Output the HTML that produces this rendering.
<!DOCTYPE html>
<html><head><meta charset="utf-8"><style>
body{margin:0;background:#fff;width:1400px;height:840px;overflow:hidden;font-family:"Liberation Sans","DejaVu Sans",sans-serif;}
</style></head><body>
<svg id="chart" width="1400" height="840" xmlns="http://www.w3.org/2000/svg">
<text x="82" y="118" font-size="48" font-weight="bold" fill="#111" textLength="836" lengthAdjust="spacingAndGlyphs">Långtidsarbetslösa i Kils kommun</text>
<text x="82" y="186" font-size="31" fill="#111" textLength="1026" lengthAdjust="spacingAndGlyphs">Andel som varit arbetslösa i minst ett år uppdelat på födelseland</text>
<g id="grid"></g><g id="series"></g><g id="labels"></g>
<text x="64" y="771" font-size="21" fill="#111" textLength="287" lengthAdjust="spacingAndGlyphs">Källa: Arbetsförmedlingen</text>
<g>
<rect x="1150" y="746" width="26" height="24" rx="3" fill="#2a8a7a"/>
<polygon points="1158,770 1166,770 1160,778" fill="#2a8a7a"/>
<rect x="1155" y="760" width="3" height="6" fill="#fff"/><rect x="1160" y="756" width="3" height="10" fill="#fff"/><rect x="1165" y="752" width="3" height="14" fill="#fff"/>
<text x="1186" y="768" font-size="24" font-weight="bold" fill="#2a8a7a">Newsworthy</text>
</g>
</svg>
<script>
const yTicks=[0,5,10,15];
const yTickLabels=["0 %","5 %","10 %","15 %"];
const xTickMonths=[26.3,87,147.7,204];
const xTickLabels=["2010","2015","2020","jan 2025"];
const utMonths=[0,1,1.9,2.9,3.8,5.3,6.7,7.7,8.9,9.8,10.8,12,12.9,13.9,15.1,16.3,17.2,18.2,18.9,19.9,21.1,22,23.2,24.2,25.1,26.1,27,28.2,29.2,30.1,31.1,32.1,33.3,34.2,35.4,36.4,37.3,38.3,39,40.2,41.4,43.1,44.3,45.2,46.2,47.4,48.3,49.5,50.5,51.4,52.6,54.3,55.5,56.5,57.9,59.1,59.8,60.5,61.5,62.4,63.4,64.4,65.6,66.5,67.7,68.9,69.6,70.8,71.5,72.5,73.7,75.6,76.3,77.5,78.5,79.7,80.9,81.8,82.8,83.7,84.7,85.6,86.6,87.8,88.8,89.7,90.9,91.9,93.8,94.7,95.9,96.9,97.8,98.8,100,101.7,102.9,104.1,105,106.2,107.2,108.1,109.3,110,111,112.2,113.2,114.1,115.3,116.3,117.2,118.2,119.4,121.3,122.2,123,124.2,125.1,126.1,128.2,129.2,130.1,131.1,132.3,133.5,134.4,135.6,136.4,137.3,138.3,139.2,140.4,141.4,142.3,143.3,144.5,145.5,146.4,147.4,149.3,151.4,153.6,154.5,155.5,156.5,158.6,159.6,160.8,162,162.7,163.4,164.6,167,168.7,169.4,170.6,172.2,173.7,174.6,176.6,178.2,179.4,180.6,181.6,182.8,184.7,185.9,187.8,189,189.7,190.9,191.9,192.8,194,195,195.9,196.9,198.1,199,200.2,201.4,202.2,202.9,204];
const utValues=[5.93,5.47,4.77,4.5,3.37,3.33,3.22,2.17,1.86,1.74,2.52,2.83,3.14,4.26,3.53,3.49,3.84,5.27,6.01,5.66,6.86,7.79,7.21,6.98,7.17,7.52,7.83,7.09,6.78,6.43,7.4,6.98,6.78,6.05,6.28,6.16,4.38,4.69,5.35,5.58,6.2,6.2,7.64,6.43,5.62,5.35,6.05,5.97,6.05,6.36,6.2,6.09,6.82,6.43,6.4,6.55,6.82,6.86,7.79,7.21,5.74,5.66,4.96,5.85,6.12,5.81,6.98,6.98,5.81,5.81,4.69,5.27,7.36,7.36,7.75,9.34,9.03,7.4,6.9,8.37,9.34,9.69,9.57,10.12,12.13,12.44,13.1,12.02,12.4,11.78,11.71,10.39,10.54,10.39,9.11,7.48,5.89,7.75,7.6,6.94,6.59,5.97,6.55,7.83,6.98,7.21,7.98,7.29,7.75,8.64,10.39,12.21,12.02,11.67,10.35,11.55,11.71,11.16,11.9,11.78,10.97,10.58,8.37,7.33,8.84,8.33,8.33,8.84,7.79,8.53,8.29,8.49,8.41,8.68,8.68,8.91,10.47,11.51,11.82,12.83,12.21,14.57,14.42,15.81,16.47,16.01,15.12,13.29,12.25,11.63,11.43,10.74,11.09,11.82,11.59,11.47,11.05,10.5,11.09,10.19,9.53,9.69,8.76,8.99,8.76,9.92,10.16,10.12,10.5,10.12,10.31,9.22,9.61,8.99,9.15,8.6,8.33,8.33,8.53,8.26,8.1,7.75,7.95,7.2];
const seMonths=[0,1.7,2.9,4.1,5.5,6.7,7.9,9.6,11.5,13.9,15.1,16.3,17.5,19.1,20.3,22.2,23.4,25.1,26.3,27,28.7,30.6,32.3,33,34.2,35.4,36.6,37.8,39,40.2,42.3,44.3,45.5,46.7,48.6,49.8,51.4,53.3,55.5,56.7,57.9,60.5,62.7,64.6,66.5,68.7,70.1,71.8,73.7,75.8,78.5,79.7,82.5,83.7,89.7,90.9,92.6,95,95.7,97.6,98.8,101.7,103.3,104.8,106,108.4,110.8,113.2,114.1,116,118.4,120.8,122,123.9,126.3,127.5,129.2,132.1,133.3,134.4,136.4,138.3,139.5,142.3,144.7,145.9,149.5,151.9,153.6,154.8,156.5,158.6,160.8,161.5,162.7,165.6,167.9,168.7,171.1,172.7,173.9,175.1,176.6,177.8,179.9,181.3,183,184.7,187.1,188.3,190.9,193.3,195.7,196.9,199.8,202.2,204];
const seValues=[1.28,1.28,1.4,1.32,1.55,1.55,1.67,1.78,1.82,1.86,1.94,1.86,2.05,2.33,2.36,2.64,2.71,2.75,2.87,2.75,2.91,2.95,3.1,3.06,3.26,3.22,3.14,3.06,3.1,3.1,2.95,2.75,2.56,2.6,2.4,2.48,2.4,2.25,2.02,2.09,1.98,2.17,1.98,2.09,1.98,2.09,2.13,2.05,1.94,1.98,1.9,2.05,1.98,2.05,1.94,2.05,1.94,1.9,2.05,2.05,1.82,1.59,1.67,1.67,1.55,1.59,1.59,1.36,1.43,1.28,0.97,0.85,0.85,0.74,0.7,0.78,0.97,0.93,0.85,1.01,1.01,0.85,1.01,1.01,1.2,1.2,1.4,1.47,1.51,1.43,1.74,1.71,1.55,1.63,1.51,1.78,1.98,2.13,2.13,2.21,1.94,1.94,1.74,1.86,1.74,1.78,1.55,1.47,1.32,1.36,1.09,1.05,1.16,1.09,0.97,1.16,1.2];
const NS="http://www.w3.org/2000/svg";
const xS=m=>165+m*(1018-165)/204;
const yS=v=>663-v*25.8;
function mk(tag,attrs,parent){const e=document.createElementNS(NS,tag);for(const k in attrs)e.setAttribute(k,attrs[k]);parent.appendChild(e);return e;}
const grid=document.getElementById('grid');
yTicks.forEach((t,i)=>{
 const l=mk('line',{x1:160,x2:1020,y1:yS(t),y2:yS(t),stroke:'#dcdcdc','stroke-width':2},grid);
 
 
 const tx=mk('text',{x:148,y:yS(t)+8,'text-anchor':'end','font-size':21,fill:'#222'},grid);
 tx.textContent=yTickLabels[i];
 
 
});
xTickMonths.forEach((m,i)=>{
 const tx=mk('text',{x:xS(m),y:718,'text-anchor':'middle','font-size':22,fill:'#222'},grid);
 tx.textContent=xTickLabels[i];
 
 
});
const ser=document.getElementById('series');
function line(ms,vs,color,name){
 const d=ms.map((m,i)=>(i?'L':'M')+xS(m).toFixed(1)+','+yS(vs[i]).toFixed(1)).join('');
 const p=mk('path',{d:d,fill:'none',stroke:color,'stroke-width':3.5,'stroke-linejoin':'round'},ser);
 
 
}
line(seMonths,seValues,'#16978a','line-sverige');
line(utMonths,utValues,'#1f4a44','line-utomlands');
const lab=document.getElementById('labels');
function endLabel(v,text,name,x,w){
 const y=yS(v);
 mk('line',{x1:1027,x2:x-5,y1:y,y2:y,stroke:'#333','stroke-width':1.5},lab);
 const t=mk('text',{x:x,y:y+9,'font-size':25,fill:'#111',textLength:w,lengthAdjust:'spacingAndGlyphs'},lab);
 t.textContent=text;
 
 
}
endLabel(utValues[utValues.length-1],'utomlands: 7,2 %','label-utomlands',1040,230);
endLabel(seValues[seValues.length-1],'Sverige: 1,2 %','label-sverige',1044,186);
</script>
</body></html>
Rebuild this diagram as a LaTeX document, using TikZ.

◆ WHAT THE TASK REQUIRES ◆
Find the lines containing "document" and list every one of them.

◆ TASK OUTPUT ◆
function mk(tag,attrs,parent){const e=document.createElementNS(NS,tag);for(const k in attrs)e.setAttribute(k,attrs[k]);parent.appendChild(e);return e;}
const grid=document.getElementById('grid');
const ser=document.getElementById('series');
const lab=document.getElementById('labels');
Rebuild this diagram as a LaTeX document, using TikZ.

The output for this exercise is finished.